# Last night of coon season



## Arrow3 (Mar 2, 2017)

Flirt got under one on the last drop of the 2016-2017 Coon season....She should be a seasoned hound by the time next kill season gets here.


----------



## RJR (Mar 3, 2017)

Nice video! Hope she makes a good one.


----------



## Hogwild80 (Mar 3, 2017)

Good looking hound,is that an english


----------



## king killer delete (Mar 3, 2017)

Nice hunt and a great looking hound


----------



## Arrow3 (Mar 4, 2017)

Hogwild80 said:


> Good looking hound,is that an english



Yes sir. She is a English redtick


----------



## ricksconnected (Mar 4, 2017)

what do you do with the coon once its dead?
beautiful dog by the way. very vocal.


----------



## Arrow3 (Mar 4, 2017)

ricksconnected said:


> what do you do with the coon once its dead?
> beautiful dog by the way. very vocal.



Thank you....I give them away to anyone that wants them.


----------



## ricksconnected (Mar 4, 2017)

for pelt or do folks actually eat them?


----------



## shawnrice (Mar 5, 2017)

nice


----------



## kmckinnie (Mar 5, 2017)

They eat them. BBQ coon !


----------



## ricksconnected (Mar 5, 2017)

kmckinnie said:


> They eat them. BBQ coon !




didn't know you could eat coon.


----------



## specialk (Mar 5, 2017)

kmckinnie said:


> They eat them. BBQ coon !



I like filet-o-coon....and coon under glass....


----------



## kmckinnie (Mar 5, 2017)

ricksconnected said:


> didn't know you could eat coon.



Bake in oven covered with tinfoil with carrots potatoes oinion, just like a roast.


----------



## kmckinnie (Mar 5, 2017)

It's better than housecat. Some will argue on this.


----------



## specialk (Mar 5, 2017)

kmckinnie said:


> It's better than housecat. Some will argue on this.

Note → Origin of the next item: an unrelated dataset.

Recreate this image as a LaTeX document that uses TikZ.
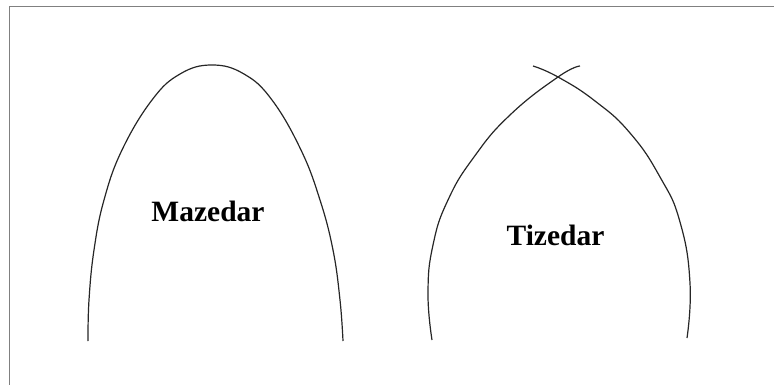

Not as good as spotted owl you can bet that.....


----------



## ricksconnected (Mar 5, 2017)

kmckinnie said:


> It's better than housecat. Some will argue on this.




lol 
are you guys being serious here or what?
I know know ya to know if my leg is being pulled
or what, but I do hear snickering.


----------



## blood on the ground (Mar 5, 2017)

Brings back memories...


----------



## Arrow3 (Mar 6, 2017)

ricksconnected said:


> lol
> are you guys being serious here or what?
> I know know ya to know if my leg is being pulled
> or what, but I do hear snickering.



Seriously, people 100% eat them....and love them! Ive ate them myself....


----------



## ricksconnected (Mar 6, 2017)

Arrow3 said:


> Seriously, people 100% eat them....and love them! Ive ate them myself....



is the flavor unique to itself ?


----------



## specialk (Mar 6, 2017)

I've smoked them and done them in a crock pot with bbq sauce.....I also did one in a Cajun recipe call coon picante or some thing like that.....you have to remove the glands under the armpits before cooking......


----------



## pop pop jones (Mar 11, 2017)

ricksconnected said:


> is the flavor unique to itself ?



Taste like chicken


----------



## ricksconnected (Mar 11, 2017)

I was waitin on that very comment pop's lol


----------



## brownceluse (Mar 19, 2017)

Yes folk eat them......


----------



## Silver Britches (Mar 22, 2017)

brownceluse said:


> Yes folk eat them......



LOL


----------